À partir de la pensée d’Aristote dont il se montrera l’un des meilleurs interprètes médiévaux, il élabore une théologie juive dont les ressources sont loin d’être épuisées aujourd’hui encore. La Bible, les Aggadoth du Talmud et le Midrach sont mis en valeur comme pensées spéculatives et il n’est pas de grands problèmes métaphysiques, (l’existence de Dieu et la nature des anges, la création du monde, la révélation, la prophétie) qui n’y soient abordés de manière décisive. Mais si ce livre fondamental qui joua d’ailleurs un rôle non négligeable dans le développement de la cabale, s’achève par des considérations sur la signification et l’utilité des commandements divins, auxquels Maïmonide refuse énergiquement de prêter une nature arbitraire ou irrationnelle, c’est que le souci qui régit sans cesse les mouvements de sa pensée n’est pas celui de l’acquisition d’une sagesse qui permette à l’homme de connaître vraiment Dieu : « Un tel homme, après avoir acquis cette connaissance, se conduira toujours de manière à viser à la bienveillance, à l’équité et à la justice, en imitant les actions de Dieu » (dernier chapitre du Guide).
La confrontation
Le caractère achevé et systématique de la pensée de Maïmonide n’a pas d’équivalent au sein de la littérature juive de tous les siècles, ce qui valut à celui qui disait : « Aime la vérité d’où qu’elle vienne », de nombreux adversaires qui lui reprochaient l’esprit philosophique qui marquait trop sa pensée, à leurs yeux, d’emprunts étrangers au judaïsme. La doctrine de Maïmonide suscita, de son vivant même, un mouvement intellectuel au sein d’une jeunesse juive déjà pénétrée par les sciences et les philosophies de la brillante civilisation musulmane alors à son apogée. Dans ces circonstances, la confrontation entre les nouvelles idées et la tradition juive devenait inévitable ; « les égarés » à l’adresse desquels Maïmonide avait composé son Guide n’étaient autres que les lettrés de la jeune génération, qui demeuraient hésitants et perplexes face aux vérités démontrées par la raison et face à celles éditées par la loi révélée. L’ouvrage de celui qui allait faire office de maître à penser de cette génération, prouvait qu’il était possible de rester attaché à la tradition des pères tout en s’éclairant des lumières de la raison philosophique. L’impact de cette audace se fit sentir jusqu’à la Haskalamoderne, le mouvement juif des « lumières », qui trouva en Maïmonide la réalisation anticipée de ses espoirs et l’autorité rabbinique incontestée sur laquelle s’appuyer pour s’affirmer face aux tenants de la pure tradition. […]
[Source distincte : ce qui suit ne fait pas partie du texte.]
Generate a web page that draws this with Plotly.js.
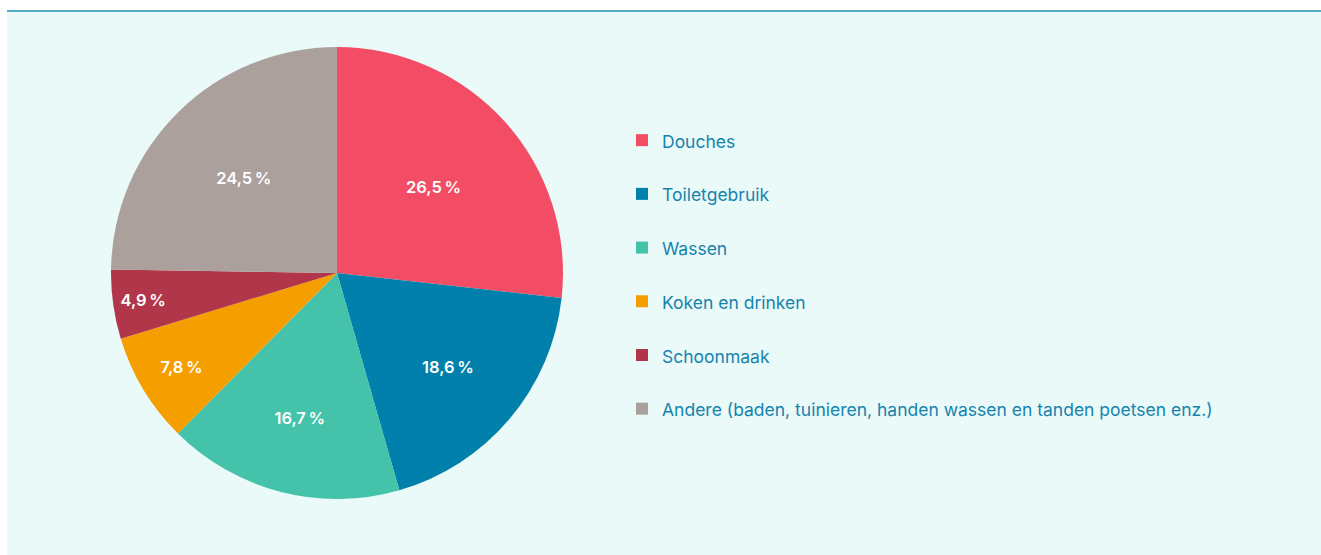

Il est vrai qu’un regard rétrospectif sur son histoire fait apparaître qu’il a tout aussi bien joué comme un frein à l’assimilation que comme un encouragement en sa faveur. Il a retenu des générations au sein de la tradition d’Israël et il a permis (à son corps défendant) à beaucoup d’intellectuels juifs de s’éloigner d’elle. Spinoza qui était un grand lecteur du Guide est un exemple de ceux qu’il n’a pas réussi à retenir et qu’il a plutôt aidés à partir. De même plus tard Salomon Maïmon.
Mais ce qui fait son ambivalence est aussi ce qui fait sa puissance inégalée comme source incessante de la pensée. Seul un livre qui a été un monument du génie juif et un moment de la conscience humaine eut pu avoir une telle influence. Aujourd’hui encore beaucoup de ses questions nous interpellent et beaucoup de ses réponses nous stimulent et nous encouragent. Tout penseur issu de la tradition juive pense toujours pour ou contre lui, mais jamais sans lui. Maïmonide a justement mérité d’être partie intégrante de notre mémoire.